## TASK TO COMPLETE
All lines in the records below from the line with "Reproduce this chart" through the line with "from matplotlib.patches import Rectangle" are to be given again exactly, both ends included; the pictures are to be left out.

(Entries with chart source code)
-- Start --

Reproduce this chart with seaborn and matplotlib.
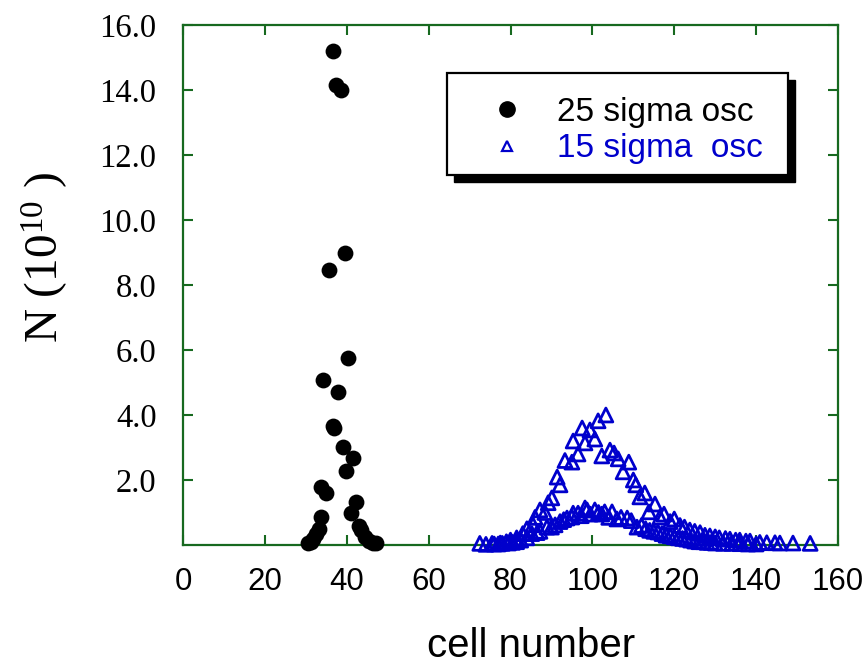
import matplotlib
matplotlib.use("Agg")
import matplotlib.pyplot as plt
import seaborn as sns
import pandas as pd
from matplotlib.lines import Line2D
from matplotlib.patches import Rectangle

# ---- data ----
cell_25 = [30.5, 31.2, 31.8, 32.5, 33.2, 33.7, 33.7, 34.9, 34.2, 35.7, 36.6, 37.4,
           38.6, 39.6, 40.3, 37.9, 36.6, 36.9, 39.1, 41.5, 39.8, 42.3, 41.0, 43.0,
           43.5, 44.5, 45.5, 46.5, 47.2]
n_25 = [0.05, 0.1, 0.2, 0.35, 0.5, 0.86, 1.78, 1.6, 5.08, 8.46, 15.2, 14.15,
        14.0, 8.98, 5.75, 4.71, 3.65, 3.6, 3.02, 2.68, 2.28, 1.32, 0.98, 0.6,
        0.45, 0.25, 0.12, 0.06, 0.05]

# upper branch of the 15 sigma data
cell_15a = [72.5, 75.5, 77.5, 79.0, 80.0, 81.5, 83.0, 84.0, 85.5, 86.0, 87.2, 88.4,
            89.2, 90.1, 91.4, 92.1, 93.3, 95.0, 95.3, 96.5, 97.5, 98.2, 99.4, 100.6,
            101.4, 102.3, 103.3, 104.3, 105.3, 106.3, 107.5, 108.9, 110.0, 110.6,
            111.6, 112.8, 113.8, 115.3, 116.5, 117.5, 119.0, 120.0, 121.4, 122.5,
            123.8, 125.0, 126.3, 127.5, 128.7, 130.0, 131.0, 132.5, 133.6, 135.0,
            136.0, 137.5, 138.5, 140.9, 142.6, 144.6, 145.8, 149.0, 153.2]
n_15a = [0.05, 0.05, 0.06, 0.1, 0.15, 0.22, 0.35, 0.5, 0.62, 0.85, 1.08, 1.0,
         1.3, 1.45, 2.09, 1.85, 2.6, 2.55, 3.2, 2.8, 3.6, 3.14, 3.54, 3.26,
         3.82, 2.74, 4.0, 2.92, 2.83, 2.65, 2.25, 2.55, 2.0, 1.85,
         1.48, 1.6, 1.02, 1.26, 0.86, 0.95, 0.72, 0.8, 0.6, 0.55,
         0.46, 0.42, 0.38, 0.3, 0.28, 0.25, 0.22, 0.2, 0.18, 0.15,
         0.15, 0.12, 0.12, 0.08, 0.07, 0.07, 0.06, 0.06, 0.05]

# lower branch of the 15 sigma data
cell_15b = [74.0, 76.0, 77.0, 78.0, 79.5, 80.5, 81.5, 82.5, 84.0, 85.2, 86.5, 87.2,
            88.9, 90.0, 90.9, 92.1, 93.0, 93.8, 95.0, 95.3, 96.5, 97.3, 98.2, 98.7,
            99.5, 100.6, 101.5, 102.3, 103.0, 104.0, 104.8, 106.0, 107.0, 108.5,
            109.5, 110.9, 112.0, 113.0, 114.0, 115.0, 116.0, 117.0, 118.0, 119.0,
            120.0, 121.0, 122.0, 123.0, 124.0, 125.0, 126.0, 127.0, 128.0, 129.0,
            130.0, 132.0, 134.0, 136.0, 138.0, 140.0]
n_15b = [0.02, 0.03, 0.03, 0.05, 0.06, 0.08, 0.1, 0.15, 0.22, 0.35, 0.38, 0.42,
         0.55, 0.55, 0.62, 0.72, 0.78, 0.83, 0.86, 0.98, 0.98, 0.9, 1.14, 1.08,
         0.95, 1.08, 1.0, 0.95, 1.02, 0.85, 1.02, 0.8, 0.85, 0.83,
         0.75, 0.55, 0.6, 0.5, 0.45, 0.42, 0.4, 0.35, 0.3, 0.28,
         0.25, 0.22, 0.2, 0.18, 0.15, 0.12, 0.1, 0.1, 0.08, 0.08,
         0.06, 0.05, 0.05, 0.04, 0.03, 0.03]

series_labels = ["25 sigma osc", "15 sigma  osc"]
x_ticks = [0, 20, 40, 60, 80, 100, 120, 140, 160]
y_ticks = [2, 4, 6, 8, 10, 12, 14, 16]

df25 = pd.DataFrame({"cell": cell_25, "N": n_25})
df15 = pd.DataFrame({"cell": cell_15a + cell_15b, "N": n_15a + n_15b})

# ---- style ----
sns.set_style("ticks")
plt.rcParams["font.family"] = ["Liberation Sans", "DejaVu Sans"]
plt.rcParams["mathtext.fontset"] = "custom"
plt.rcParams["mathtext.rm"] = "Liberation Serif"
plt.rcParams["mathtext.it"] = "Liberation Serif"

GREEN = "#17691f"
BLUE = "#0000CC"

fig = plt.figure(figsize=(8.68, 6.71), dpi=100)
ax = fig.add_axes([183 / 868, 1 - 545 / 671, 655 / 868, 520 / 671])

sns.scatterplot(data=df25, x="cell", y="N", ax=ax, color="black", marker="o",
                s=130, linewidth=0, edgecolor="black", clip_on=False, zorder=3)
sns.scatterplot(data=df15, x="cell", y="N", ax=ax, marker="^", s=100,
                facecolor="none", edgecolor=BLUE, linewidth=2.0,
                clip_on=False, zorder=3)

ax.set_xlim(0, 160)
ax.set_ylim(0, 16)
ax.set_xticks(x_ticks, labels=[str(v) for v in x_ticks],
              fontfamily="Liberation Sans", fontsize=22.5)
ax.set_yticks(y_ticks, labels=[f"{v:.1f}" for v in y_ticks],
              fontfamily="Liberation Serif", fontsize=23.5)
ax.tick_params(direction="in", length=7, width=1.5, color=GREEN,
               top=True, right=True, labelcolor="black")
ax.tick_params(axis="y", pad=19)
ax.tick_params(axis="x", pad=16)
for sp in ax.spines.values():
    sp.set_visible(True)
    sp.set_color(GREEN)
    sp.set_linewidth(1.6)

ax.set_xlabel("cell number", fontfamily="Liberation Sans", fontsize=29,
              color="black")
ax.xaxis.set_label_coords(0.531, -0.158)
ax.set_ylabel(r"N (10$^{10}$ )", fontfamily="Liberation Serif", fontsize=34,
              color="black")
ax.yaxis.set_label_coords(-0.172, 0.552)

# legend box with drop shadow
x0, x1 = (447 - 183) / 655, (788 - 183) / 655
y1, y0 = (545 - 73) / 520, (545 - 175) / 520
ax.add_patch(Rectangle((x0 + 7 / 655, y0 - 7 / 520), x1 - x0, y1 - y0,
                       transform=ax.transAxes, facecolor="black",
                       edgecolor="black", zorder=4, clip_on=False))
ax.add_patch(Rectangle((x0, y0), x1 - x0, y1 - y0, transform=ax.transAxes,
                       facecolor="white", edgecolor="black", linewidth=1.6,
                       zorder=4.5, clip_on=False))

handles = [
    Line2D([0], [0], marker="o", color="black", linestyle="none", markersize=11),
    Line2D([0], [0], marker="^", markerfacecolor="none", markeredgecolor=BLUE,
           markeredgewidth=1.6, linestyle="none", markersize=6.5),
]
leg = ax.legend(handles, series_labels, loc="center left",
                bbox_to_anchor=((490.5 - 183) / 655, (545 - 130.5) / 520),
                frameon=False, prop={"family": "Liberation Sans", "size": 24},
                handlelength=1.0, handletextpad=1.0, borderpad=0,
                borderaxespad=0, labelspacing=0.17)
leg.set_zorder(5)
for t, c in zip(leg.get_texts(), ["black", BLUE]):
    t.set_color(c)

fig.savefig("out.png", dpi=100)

-- End --
-- Start --

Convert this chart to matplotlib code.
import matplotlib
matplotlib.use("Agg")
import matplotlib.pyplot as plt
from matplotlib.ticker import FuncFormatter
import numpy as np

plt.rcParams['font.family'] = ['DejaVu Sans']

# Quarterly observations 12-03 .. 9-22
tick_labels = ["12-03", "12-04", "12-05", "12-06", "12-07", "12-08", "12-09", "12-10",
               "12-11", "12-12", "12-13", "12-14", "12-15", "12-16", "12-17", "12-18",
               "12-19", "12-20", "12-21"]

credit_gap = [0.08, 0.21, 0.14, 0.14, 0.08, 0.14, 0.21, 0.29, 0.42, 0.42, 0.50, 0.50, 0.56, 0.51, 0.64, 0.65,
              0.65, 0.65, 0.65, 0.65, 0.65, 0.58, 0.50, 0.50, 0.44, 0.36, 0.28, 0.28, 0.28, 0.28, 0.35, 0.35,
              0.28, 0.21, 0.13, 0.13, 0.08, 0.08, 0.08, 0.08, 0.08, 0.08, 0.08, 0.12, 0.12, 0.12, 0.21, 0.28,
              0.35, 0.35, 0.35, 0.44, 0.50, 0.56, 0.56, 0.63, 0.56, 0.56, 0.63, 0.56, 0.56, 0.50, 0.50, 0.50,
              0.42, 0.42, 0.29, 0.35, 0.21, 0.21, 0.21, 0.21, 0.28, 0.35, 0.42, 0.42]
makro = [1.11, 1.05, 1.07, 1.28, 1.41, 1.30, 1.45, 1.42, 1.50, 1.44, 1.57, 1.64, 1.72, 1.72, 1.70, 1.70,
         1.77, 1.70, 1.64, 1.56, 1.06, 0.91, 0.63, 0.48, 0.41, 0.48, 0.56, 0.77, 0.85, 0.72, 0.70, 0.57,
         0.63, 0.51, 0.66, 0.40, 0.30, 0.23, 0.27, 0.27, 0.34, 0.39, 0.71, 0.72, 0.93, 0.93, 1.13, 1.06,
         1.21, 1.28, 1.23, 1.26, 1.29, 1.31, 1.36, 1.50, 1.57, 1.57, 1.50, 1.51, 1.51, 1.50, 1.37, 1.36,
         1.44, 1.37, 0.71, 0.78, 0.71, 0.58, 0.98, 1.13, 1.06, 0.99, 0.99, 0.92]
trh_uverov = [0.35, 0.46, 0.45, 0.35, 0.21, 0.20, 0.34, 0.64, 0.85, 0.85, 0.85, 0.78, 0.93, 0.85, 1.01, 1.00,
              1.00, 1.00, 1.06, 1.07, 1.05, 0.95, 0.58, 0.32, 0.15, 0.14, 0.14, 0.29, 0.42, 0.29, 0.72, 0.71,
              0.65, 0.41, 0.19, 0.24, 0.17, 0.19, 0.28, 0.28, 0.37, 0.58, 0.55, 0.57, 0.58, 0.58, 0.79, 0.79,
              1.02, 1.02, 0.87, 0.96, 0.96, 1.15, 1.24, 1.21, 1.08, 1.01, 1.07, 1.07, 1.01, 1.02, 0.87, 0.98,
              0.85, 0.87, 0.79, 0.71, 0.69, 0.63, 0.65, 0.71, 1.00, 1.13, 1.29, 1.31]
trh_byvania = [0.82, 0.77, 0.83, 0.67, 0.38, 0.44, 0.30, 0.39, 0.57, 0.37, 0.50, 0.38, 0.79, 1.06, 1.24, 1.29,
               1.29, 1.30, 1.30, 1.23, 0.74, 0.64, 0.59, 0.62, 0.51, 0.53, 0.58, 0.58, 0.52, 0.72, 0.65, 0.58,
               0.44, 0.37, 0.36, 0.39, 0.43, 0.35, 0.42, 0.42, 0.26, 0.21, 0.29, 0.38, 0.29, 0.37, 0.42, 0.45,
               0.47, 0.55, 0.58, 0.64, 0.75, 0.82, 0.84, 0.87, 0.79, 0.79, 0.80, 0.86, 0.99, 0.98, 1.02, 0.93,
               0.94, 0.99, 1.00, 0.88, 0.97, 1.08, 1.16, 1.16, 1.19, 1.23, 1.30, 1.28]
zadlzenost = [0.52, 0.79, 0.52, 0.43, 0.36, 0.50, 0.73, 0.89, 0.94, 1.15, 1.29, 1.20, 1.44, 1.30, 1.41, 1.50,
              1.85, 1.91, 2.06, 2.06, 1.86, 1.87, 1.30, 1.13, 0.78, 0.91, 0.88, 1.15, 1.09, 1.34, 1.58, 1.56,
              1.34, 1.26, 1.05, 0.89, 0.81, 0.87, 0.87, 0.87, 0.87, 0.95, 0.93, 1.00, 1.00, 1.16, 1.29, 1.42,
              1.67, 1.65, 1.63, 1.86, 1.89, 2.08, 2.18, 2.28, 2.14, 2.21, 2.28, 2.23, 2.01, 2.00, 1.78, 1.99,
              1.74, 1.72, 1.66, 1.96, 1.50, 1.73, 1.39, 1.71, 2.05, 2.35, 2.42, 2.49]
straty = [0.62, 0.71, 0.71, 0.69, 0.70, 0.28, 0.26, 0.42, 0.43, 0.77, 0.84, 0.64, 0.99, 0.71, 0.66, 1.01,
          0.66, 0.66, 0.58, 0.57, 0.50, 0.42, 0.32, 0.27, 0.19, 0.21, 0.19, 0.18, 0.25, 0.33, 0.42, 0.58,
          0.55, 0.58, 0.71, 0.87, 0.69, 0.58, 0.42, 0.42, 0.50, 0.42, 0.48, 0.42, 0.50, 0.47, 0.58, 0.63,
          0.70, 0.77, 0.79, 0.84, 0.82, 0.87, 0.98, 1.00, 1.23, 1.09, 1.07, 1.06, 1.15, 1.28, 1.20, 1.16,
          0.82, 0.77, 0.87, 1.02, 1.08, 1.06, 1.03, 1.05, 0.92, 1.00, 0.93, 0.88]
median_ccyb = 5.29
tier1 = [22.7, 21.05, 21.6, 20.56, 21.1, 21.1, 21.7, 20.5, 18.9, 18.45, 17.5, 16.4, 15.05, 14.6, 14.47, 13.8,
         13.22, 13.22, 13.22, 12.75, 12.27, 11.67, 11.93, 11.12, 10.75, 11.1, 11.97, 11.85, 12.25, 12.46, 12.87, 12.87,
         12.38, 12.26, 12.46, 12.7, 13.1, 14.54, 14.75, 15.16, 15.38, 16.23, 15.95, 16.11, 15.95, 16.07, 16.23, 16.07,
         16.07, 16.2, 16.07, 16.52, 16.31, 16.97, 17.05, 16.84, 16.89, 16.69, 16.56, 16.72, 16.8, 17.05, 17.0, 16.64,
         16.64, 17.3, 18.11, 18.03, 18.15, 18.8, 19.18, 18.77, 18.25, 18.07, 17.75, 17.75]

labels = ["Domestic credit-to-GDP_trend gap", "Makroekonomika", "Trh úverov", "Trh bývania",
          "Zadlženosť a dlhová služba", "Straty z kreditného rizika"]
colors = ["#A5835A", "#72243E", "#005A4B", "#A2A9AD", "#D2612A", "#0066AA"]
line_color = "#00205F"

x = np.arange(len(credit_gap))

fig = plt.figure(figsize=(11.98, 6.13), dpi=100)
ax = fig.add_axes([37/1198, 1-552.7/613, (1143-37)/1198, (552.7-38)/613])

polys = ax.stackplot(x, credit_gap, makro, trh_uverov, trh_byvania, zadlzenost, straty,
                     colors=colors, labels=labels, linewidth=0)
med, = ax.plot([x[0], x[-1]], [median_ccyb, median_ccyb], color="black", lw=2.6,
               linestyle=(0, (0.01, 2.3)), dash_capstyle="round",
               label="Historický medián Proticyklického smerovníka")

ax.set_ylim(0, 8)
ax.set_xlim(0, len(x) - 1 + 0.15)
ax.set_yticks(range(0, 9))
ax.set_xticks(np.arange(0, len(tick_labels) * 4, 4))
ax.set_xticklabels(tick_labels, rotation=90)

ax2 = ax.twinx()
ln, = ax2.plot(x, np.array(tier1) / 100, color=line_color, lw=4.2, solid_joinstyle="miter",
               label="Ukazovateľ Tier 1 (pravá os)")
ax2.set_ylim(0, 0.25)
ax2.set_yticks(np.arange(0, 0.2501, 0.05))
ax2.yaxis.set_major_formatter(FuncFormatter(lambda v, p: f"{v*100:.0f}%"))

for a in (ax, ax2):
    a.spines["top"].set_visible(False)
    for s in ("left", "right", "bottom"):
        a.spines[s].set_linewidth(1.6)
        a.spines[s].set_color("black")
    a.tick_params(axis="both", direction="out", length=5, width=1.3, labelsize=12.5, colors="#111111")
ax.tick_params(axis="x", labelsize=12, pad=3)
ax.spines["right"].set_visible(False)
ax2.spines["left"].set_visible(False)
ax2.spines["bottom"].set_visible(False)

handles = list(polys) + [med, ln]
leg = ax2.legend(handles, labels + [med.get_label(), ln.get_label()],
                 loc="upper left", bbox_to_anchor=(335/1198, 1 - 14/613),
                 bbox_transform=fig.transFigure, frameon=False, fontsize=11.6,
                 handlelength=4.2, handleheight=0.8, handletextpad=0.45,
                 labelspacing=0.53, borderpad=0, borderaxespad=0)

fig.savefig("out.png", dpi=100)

-- End --

## WRITTEN REPLY
Reproduce this chart with seaborn and matplotlib.
import matplotlib
matplotlib.use("Agg")
import matplotlib.pyplot as plt
import seaborn as sns
import pandas as pd
from matplotlib.lines import Line2D
from matplotlib.patches import Rectangle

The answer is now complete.